Information given:
++++
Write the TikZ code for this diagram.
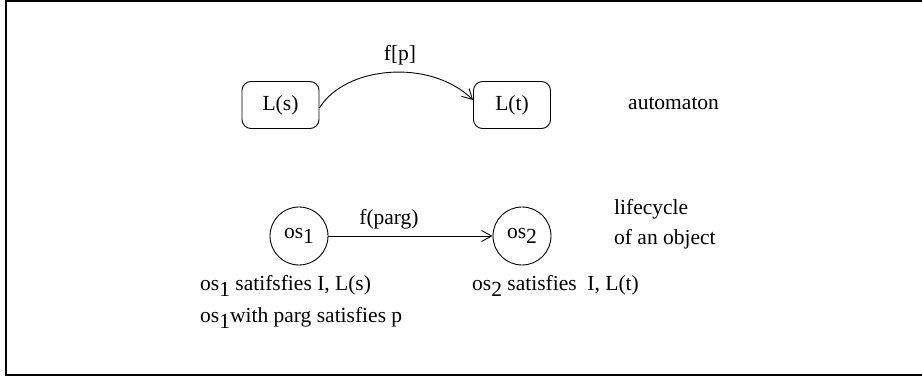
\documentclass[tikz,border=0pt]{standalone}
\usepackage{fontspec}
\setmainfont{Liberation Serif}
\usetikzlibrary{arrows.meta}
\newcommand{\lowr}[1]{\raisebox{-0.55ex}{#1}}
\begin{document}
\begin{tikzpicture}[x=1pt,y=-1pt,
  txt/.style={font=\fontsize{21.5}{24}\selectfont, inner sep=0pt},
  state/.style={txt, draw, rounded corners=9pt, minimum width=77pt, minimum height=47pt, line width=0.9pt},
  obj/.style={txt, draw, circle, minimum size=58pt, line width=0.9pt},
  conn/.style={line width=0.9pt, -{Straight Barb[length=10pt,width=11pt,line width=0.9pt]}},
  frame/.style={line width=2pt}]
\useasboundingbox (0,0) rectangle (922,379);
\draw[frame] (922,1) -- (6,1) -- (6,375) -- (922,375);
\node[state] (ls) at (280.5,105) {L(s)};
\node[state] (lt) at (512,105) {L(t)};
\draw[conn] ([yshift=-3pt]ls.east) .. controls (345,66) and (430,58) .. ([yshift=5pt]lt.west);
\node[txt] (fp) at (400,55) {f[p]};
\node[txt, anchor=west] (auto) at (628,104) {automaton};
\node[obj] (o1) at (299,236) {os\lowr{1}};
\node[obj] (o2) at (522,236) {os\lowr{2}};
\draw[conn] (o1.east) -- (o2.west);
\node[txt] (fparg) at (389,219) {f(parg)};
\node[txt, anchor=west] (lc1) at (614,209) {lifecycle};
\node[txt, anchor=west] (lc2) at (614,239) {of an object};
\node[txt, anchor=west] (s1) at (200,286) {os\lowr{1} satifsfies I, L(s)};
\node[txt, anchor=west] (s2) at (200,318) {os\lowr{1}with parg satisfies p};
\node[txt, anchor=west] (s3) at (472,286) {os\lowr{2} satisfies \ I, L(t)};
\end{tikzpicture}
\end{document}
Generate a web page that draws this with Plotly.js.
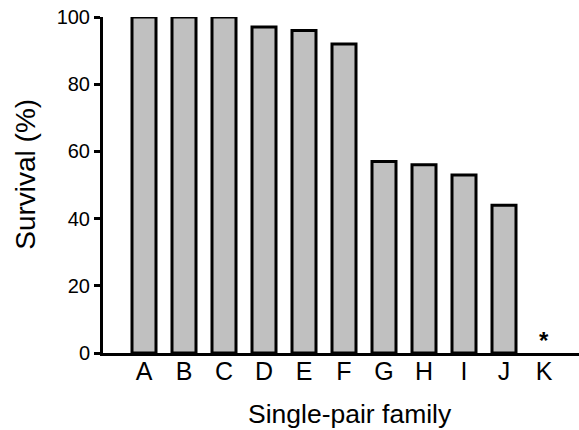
++++
Objective: Take the listing and print it again exactly, but without any pictures.

Final result:
Write the TikZ code for this diagram.
\documentclass[tikz,border=0pt]{standalone}
\usepackage{fontspec}
\setmainfont{Liberation Serif}
\usetikzlibrary{arrows.meta}
\newcommand{\lowr}[1]{\raisebox{-0.55ex}{#1}}
\begin{document}
\begin{tikzpicture}[x=1pt,y=-1pt,
  txt/.style={font=\fontsize{21.5}{24}\selectfont, inner sep=0pt},
  state/.style={txt, draw, rounded corners=9pt, minimum width=77pt, minimum height=47pt, line width=0.9pt},
  obj/.style={txt, draw, circle, minimum size=58pt, line width=0.9pt},
  conn/.style={line width=0.9pt, -{Straight Barb[length=10pt,width=11pt,line width=0.9pt]}},
  frame/.style={line width=2pt}]
\useasboundingbox (0,0) rectangle (922,379);
\draw[frame] (922,1) -- (6,1) -- (6,375) -- (922,375);
\node[state] (ls) at (280.5,105) {L(s)};
\node[state] (lt) at (512,105) {L(t)};
\draw[conn] ([yshift=-3pt]ls.east) .. controls (345,66) and (430,58) .. ([yshift=5pt]lt.west);
\node[txt] (fp) at (400,55) {f[p]};
\node[txt, anchor=west] (auto) at (628,104) {automaton};
\node[obj] (o1) at (299,236) {os\lowr{1}};
\node[obj] (o2) at (522,236) {os\lowr{2}};
\draw[conn] (o1.east) -- (o2.west);
\node[txt] (fparg) at (389,219) {f(parg)};
\node[txt, anchor=west] (lc1) at (614,209) {lifecycle};
\node[txt, anchor=west] (lc2) at (614,239) {of an object};
\node[txt, anchor=west] (s1) at (200,286) {os\lowr{1} satifsfies I, L(s)};
\node[txt, anchor=west] (s2) at (200,318) {os\lowr{1}with parg satisfies p};
\node[txt, anchor=west] (s3) at (472,286) {os\lowr{2} satisfies \ I, L(t)};
\end{tikzpicture}
\end{document}
Generate a web page that draws this with Plotly.js.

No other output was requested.